Published in final edited form as: J Cell Biochem. 2015 Jan;116(1):102–114. doi: 10.1002/jcb.24946

Fig. 1.

Fig. 1

The chemical structure of the triterpenoid [Ganoderic acid A (GA-A)], and GA-A’s anti-proliferative activity in B-lymphoma cells. (A) GA-A chemical structure. (B) A pre-B acute lymphocytic leukemia line (NALM-6), Burkitt’s lymphoma (Ramos, CA-46 and GA-10), (C) non-Hodgkin’s lymphoma (DB and Toledo), (D) B-lymphoblastoid cell lines (6.16.DR4.DM, Frev and Priess), and (E) primary B-cells from lymphoma patients and healthy individuals were treated with GA-A (5–40μM) for 24h, followed by a cell viability assay as described in the methods section. Control cells treated with vehicle alone were utilized to calculate the percent anti-proliferative activity induced by GA-A as indicated.
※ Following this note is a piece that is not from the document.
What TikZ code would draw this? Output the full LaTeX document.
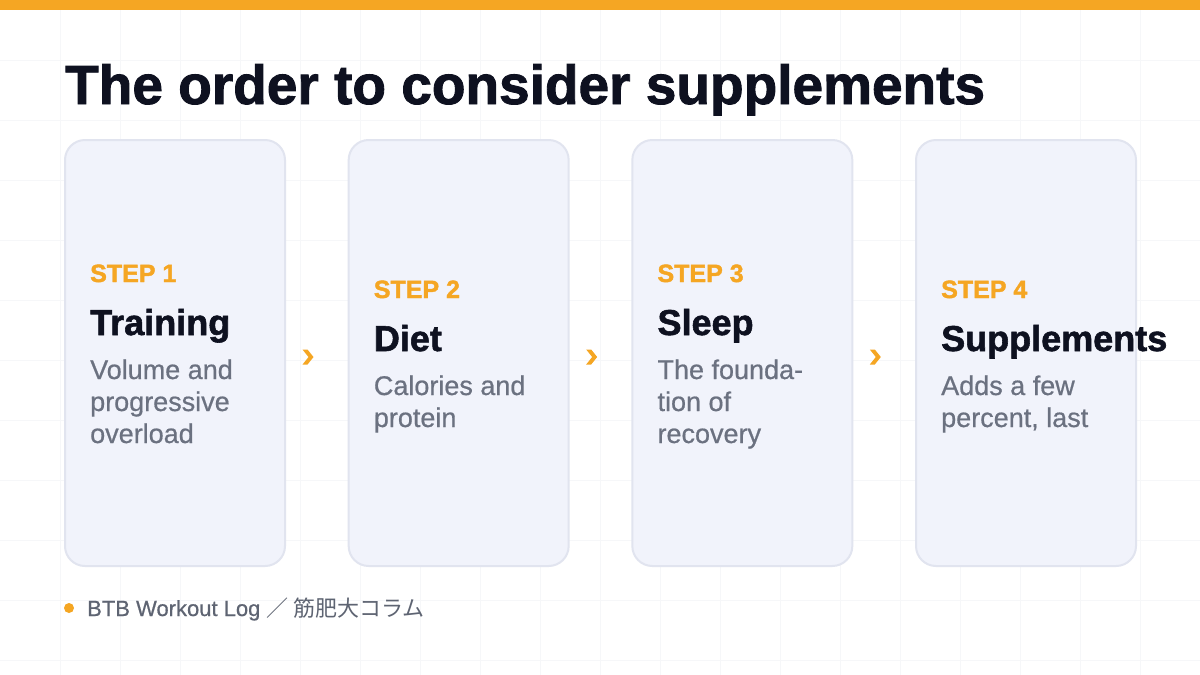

Primary B-cells obtained from lymphoma patients include follicular B-cell lymphoma (TB#2759), diffuse large B-cell lymphoma (TB#2952), and chronic lymphocytic leukemia (TB#3284). These cells were treated with vehicle alone or GA-A, and viable cells were counted using trypan blue dye exclusion. The percent cell viability as compared to control was calculated as described in the methods. The data shown are results of at least three separate experiments performed in triplicate wells. Error bars represent mean ± S.D. Significant differences were indicated as (*p<0.05, **p <0.01), where ns indicates (not significant).